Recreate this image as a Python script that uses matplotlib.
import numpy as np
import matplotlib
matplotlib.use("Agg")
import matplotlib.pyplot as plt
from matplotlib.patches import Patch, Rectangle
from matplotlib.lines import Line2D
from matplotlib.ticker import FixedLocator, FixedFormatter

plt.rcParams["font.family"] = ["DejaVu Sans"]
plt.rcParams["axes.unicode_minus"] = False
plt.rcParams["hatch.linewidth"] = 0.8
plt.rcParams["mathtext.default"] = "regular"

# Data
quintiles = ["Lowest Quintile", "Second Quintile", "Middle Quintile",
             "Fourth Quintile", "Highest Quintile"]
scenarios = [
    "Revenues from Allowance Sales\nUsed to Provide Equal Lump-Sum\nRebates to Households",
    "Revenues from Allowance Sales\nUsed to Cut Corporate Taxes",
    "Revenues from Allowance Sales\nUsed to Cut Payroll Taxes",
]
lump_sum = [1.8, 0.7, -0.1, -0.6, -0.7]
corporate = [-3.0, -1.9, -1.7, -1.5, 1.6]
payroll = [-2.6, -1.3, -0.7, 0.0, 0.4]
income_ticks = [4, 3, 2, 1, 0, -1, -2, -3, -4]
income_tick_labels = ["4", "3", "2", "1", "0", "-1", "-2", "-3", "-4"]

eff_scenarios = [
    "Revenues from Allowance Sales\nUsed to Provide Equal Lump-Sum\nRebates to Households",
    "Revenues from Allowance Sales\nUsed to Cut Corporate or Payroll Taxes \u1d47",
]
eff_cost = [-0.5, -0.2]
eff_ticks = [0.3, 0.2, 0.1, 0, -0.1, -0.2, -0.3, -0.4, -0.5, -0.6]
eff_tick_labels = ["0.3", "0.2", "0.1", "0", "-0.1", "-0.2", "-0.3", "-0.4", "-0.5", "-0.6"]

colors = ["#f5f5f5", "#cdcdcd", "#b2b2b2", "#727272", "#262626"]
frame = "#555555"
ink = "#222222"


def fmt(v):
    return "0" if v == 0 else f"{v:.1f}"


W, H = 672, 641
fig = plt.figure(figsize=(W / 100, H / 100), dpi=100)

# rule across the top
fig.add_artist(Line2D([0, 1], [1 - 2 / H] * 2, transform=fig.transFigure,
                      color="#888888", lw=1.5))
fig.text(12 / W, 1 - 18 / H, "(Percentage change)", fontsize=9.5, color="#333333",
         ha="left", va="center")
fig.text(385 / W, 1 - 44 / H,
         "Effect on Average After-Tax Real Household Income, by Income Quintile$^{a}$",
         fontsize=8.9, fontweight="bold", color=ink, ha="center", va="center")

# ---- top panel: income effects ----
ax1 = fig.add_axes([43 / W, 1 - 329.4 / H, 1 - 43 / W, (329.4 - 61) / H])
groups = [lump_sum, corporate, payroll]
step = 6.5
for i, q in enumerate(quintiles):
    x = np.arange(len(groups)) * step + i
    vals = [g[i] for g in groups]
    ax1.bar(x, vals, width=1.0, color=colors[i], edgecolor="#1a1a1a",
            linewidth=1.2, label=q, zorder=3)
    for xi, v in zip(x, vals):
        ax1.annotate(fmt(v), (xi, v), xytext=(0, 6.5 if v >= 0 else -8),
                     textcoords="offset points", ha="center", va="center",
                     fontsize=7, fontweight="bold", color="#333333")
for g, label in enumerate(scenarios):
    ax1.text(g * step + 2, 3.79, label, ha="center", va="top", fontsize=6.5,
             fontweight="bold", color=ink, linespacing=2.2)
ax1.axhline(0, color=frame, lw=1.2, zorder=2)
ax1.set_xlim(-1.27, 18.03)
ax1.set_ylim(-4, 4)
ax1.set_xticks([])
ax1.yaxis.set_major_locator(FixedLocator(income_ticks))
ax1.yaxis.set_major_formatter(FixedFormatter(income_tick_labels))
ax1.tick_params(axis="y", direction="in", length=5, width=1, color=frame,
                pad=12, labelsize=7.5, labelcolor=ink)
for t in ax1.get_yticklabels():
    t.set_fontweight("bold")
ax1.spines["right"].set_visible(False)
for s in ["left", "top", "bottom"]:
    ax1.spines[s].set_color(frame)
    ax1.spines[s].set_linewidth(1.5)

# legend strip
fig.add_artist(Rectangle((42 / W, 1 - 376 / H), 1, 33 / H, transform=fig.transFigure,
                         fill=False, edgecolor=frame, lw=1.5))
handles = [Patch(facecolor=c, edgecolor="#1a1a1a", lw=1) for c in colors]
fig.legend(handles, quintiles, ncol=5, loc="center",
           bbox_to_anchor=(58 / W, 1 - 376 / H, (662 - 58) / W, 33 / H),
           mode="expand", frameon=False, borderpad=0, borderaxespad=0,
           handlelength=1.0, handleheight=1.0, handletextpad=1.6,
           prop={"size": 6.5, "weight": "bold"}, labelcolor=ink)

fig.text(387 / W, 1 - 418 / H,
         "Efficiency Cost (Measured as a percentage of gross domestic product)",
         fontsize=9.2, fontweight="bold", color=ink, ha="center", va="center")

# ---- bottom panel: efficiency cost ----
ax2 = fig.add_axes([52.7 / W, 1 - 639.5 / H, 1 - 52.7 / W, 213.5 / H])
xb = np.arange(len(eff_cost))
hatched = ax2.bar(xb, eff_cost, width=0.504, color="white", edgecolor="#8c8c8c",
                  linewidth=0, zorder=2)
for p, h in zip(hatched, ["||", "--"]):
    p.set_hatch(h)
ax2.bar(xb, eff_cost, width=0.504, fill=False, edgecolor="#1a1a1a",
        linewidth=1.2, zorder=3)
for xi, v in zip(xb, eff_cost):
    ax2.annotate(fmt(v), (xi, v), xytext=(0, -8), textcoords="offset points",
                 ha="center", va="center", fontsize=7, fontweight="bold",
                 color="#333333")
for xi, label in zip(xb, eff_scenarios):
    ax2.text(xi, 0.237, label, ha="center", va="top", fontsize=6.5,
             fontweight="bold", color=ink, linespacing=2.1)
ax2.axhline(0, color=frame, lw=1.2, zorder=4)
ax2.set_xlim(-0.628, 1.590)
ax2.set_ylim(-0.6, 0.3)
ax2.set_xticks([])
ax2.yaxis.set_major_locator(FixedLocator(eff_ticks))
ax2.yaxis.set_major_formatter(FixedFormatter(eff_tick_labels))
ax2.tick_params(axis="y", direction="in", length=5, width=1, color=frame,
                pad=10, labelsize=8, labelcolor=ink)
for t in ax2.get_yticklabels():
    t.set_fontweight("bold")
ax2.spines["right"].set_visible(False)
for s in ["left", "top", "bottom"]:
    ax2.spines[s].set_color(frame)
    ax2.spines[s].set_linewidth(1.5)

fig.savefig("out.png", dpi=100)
...
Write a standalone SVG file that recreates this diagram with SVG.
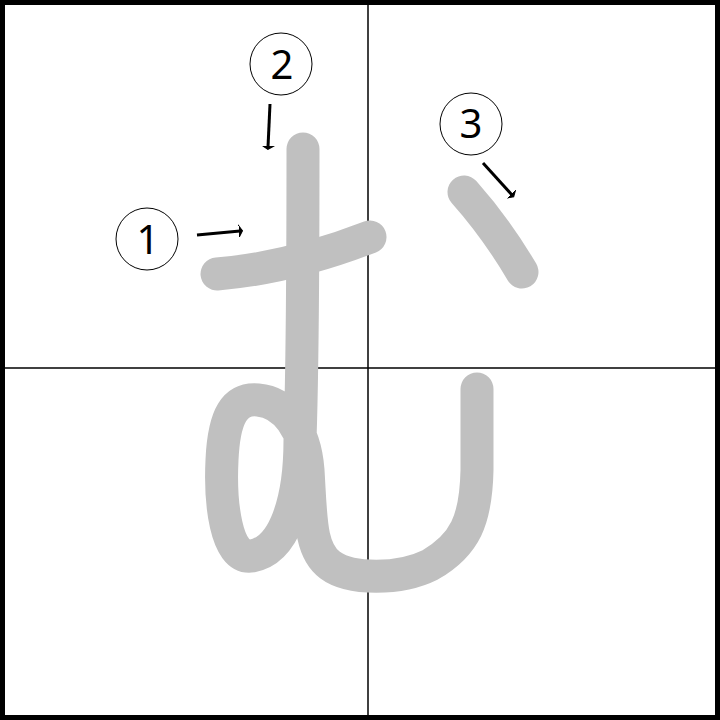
* * *
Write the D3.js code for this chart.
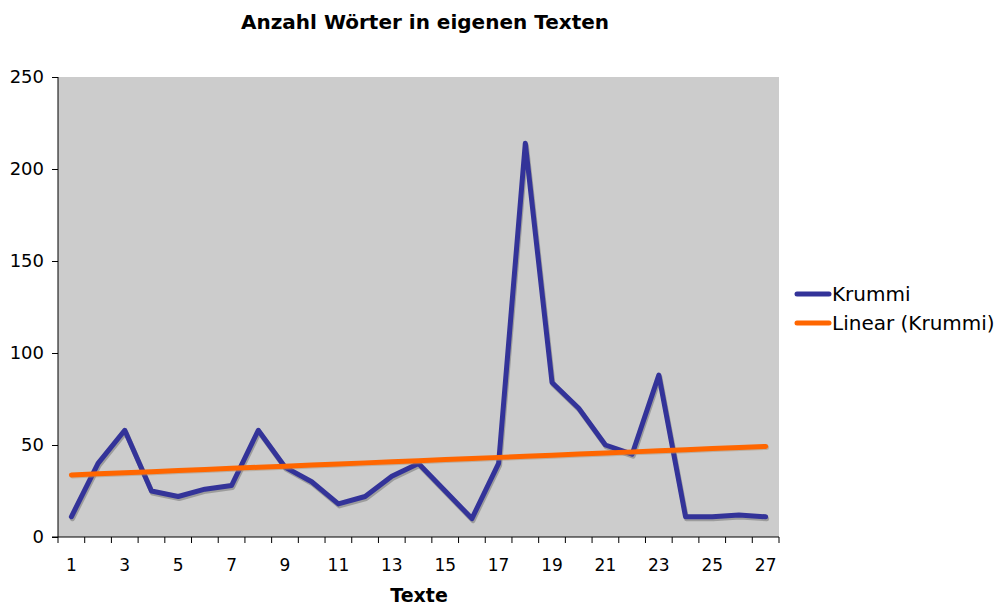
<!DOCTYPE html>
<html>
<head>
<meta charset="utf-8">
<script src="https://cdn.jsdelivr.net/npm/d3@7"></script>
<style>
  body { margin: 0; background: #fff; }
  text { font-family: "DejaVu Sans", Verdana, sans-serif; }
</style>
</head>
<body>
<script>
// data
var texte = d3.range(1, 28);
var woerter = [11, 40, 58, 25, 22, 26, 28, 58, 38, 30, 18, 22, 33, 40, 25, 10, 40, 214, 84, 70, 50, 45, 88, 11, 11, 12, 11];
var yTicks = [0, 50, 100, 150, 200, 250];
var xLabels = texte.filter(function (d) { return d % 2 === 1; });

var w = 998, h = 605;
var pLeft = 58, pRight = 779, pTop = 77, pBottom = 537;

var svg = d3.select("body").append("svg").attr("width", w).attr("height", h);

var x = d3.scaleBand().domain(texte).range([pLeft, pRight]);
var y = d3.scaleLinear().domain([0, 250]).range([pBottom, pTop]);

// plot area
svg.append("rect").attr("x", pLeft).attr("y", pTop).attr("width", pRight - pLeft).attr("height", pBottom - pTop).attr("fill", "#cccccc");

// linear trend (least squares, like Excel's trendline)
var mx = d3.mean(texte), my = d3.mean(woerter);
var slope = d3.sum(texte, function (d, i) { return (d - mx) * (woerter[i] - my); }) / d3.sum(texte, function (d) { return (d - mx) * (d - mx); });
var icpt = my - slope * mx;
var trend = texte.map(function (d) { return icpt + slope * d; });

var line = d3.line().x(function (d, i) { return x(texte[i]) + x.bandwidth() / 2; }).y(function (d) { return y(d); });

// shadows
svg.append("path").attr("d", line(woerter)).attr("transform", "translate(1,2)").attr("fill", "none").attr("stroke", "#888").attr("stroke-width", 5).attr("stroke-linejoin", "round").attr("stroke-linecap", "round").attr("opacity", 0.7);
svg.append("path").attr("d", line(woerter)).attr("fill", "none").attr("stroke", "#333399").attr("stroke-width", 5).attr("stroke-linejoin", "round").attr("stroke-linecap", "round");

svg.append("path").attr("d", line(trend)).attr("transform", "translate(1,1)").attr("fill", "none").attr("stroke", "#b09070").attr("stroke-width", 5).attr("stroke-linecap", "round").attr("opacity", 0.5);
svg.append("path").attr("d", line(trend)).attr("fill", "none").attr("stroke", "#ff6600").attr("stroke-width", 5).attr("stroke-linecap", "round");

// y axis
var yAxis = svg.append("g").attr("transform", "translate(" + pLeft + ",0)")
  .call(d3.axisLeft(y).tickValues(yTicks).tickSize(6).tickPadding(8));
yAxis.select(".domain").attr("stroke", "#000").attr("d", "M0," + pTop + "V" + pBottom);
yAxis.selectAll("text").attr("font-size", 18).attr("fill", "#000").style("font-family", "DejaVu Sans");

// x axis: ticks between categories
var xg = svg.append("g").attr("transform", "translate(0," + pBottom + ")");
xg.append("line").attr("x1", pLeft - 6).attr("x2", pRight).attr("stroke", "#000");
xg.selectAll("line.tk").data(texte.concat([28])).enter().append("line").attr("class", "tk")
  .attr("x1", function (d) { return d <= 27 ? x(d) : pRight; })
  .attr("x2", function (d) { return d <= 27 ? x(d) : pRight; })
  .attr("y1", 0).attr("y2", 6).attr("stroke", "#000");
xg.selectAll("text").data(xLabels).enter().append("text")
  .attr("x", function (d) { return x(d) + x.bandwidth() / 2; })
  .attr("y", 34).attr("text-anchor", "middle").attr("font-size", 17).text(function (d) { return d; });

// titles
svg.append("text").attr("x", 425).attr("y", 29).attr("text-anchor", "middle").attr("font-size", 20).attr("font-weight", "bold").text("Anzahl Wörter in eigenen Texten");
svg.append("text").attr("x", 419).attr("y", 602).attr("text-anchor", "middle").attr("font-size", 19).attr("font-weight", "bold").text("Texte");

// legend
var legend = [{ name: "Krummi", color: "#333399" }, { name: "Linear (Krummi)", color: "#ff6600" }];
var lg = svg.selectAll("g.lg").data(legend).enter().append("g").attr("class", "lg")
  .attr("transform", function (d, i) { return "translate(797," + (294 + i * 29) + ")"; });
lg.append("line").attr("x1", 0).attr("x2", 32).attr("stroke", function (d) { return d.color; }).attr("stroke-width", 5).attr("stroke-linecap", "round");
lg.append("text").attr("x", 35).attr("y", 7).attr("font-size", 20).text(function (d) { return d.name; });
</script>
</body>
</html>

_THE REQUEST_
Copy each line of the preceding data that contains the string "chart".

_EXERCISE RESULT_
Write the D3.js code for this chart.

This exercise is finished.